The team talk to producers and scientists about how they – and the bees – are coping.
Then it's off to Ghana to report on the vital role that persecuted fruit bats play in the multi-billion dollar chocolate and cosmetics industry.
Episode 2: Trees on Tap
Every year we spend billions of dollars on pumping and purifying water for the world's ever-expanding cities.
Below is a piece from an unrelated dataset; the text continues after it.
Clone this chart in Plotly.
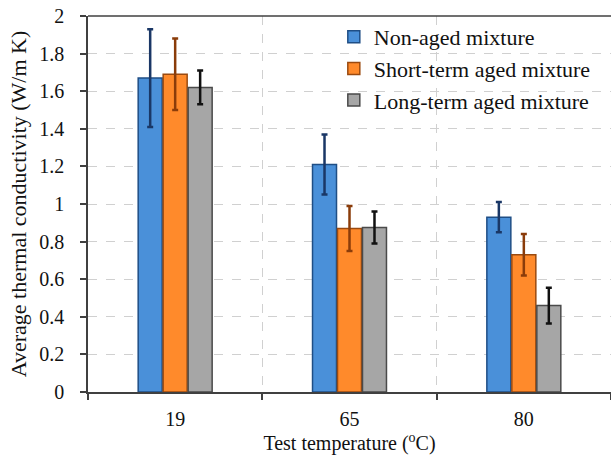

But why bother building a desalination plant, when a forest will do the same job for a fraction of the price?
Nature Inc goes to New York, Ecuador and Jordan to see how the authorities are waking up to the potential.
How they are protecting ecosystems, saving a fortune and safeguarding two of our most precious assets: water and biodiversity.
Episode 3: The Aliens Have Landed!
This week, a keyhole into the price nations are paying for failing to stop species invasion.
According to one calculation, the economic damage from invading alien species might be costing the global economy more than any other form of environmental disruption – $1.4 trillion a year.
This episode of Nature Inc. is a keyhole into the price nations are paying for failing to stop species invasion.
We feature a cast of leading villains: cane toads in Australia; zebra mussels and the Burmese python in the USA and love grass in Brazil.
Episode 4: Coral Cashpoint
Nature Inc investigates a claim that our coral reefs are worth $30-billion a year. We go diving on the Barrier Reef, the Maldives and to the bottom of the North Sea to find out how coral reefs supply 500 million of us with food and work.
But we are destroying the reefs so quickly, they could vanish entirely in less than a hundred years.
Episode 5: Slippery Slopes
The UK Government's Report by former World Bank economist Nicholas Stern advocates a one per cent investment in combating global warming to save a much bigger bill a few decades down the line.
In this fifth episode, Nature Inc. goes to the Andes and finds glaciers are melting so fast that scientists say most could disappear in 25 years.
But millions of people in Bolivia, Ecuador and Peru rely on these glaciers for their drinking water, agriculture and electricity – their economies will be decimated.
Their experience backs the dire warning of Stern and others... but where is the investment coming from to avoid climate change-induced economic collapse? And what are the strategies?
Episode 6: Bloom or Bust
In this sixth episode, we look at the new breed of investors who are making substantial and sustainable profits by going long and investing in keeping ecosystems healthy.
We uncover the ultra-slick carbon trading market, which is predicted to be worth $300-billion a year before the end of the decade; the multi-million dollar trade in endangered wetlands; and how investment banks are buying entire islands and rainforests to make huge future profits.
Saving the planet is no longer just about ethics – it's becoming big business.